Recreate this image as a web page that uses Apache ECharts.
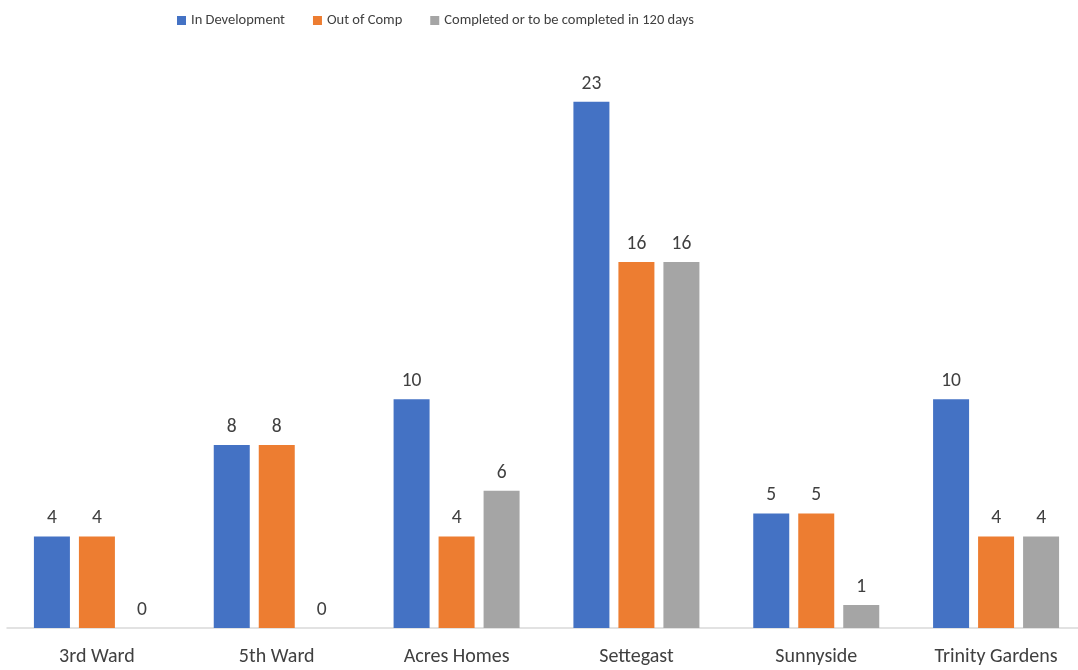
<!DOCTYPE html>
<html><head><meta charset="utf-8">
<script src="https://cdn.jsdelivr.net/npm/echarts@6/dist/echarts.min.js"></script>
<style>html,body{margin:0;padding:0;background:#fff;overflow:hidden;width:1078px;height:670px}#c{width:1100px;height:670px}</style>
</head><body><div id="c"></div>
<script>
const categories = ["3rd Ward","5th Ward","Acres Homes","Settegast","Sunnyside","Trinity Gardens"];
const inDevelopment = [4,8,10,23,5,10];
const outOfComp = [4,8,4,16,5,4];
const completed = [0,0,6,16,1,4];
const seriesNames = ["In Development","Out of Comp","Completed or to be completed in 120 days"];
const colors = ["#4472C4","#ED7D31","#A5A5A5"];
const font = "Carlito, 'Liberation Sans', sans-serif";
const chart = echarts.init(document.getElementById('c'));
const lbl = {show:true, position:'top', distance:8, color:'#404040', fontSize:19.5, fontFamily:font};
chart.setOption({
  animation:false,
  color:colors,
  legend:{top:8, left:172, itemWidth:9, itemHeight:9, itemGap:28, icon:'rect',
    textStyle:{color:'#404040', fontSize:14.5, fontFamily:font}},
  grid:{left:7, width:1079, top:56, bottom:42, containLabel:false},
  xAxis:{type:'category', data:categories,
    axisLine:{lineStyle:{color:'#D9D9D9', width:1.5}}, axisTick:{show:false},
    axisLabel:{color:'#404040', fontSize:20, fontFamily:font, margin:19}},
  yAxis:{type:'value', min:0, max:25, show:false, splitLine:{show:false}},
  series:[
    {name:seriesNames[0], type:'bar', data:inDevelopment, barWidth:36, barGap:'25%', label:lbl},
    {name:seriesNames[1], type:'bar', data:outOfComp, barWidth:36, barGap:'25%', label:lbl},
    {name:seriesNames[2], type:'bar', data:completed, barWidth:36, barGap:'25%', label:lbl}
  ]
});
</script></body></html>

- - - - - - -

STATED TASK – Quote every line word for word and keep the images out of the copy.

THE REPLY –
Recreate this image as a web page that uses Apache ECharts.
<!DOCTYPE html>
<html><head><meta charset="utf-8">
<script src="https://cdn.jsdelivr.net/npm/echarts@6/dist/echarts.min.js"></script>
<style>html,body{margin:0;padding:0;background:#fff;overflow:hidden;width:1078px;height:670px}#c{width:1100px;height:670px}</style>
</head><body><div id="c"></div>
<script>
const categories = ["3rd Ward","5th Ward","Acres Homes","Settegast","Sunnyside","Trinity Gardens"];
const inDevelopment = [4,8,10,23,5,10];
const outOfComp = [4,8,4,16,5,4];
const completed = [0,0,6,16,1,4];
const seriesNames = ["In Development","Out of Comp","Completed or to be completed in 120 days"];
const colors = ["#4472C4","#ED7D31","#A5A5A5"];
const font = "Carlito, 'Liberation Sans', sans-serif";
const chart = echarts.init(document.getElementById('c'));
const lbl = {show:true, position:'top', distance:8, color:'#404040', fontSize:19.5, fontFamily:font};
chart.setOption({
  animation:false,
  color:colors,
  legend:{top:8, left:172, itemWidth:9, itemHeight:9, itemGap:28, icon:'rect',
    textStyle:{color:'#404040', fontSize:14.5, fontFamily:font}},
  grid:{left:7, width:1079, top:56, bottom:42, containLabel:false},
  xAxis:{type:'category', data:categories,
    axisLine:{lineStyle:{color:'#D9D9D9', width:1.5}}, axisTick:{show:false},
    axisLabel:{color:'#404040', fontSize:20, fontFamily:font, margin:19}},
  yAxis:{type:'value', min:0, max:25, show:false, splitLine:{show:false}},
  series:[
    {name:seriesNames[0], type:'bar', data:inDevelopment, barWidth:36, barGap:'25%', label:lbl},
    {name:seriesNames[1], type:'bar', data:outOfComp, barWidth:36, barGap:'25%', label:lbl},
    {name:seriesNames[2], type:'bar', data:completed, barWidth:36, barGap:'25%', label:lbl}
  ]
});
</script></body></html>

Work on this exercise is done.